Village in the South West of Ayrshire, Scotland

Barr is a village in South Ayrshire, Scotland, approximately 8 mi from the town of Girvan. There are various opinions as to the origins of the name. The most likely is the Gaelic bàrr meaning 'a hill-top, a height'. It is believed to have been established in the 17th century by smugglers who needed a safe place close to the secluded bays of the Ayrshire coast while having access to the Raiders Road which runs close by. Barr has not grown much since that time. Currently Barr Village has a population of approximately 110, while the total for the Parish of Barr is in the region of 260.

==Location==
The village is in the Stinchar Valley where the River Stinchar meets the Water of Gregg. The meeting point of these two watercourses is known locally as The Pot. Local residents and visitors often picnic on the banks of the Stinchar.

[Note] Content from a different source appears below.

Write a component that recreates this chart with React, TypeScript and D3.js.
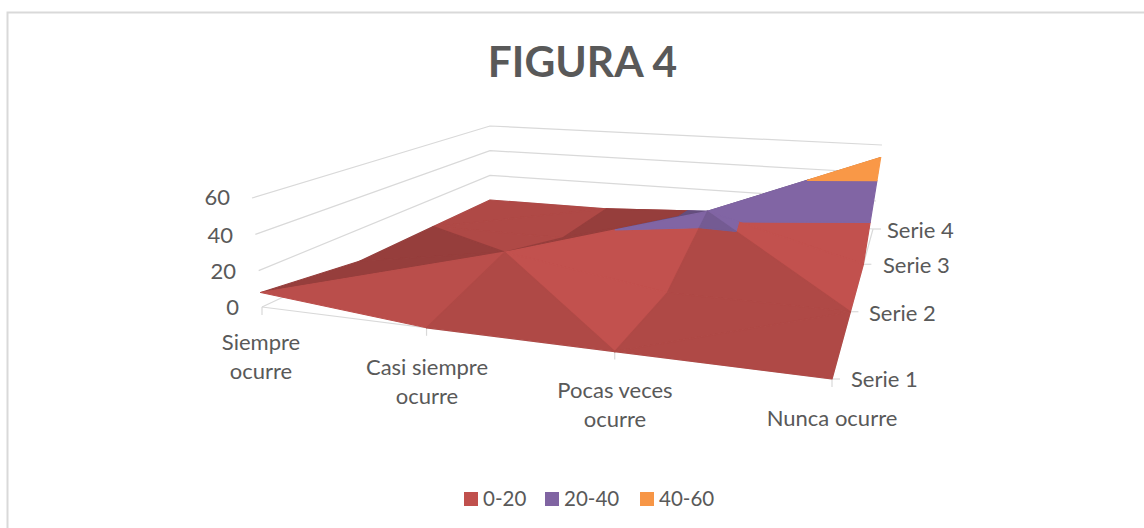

The village can be accessed from three directions. Each enters the village along a single track road with passing places. The main route is known locally as The Screws because of the twisting nature of the road. The Screws pass through the Hadyard Hill Wind Farm which was established by Scottish and Southern Electricity. Visitors can walk along the service routes and read about the wind farm at the information point in the car park.

===Natural features===
Barr has many naturally occurring features and a wealth of wildlife. It is popular with many people who enjoy the peace and quiet of the village and surrounds. There are several signed walks in the area, many of which pass through Forestry Commission land, although there are many which follow farm settings.

===Buildings===
The parish has a strong Covenanting history with several being laid to rest in the village cemetery. The village has a church which is open at all times. In addition, Kirk Angus lies at the heart of the village. Although the main building of the church has been converted into private residence, the clock tower was donated to the people of Barr.

===Governance===
Barr community council has been the longest suspended parish council in Scotland due to complaints surrounding a controversial hall project that has divided the village. The complaints, first received in late 2022, were finally resolved when the community council was unsuspended on 4 July 2025. During those years the organisation carried on its role and brought the first mobile phone signal to the village.

==Language==
According to a reference in The Carrick Covenanters by James Crichton, the last place in the Scottish Lowlands where Gaelic was spoken was the village of Barr on the River Stinchar in Ayrshire. Barr was once regarded as one of the most isolated places in that part of Scotland, though situated only a few miles from Girvan as the crow flies. Crichton gives neither date nor details.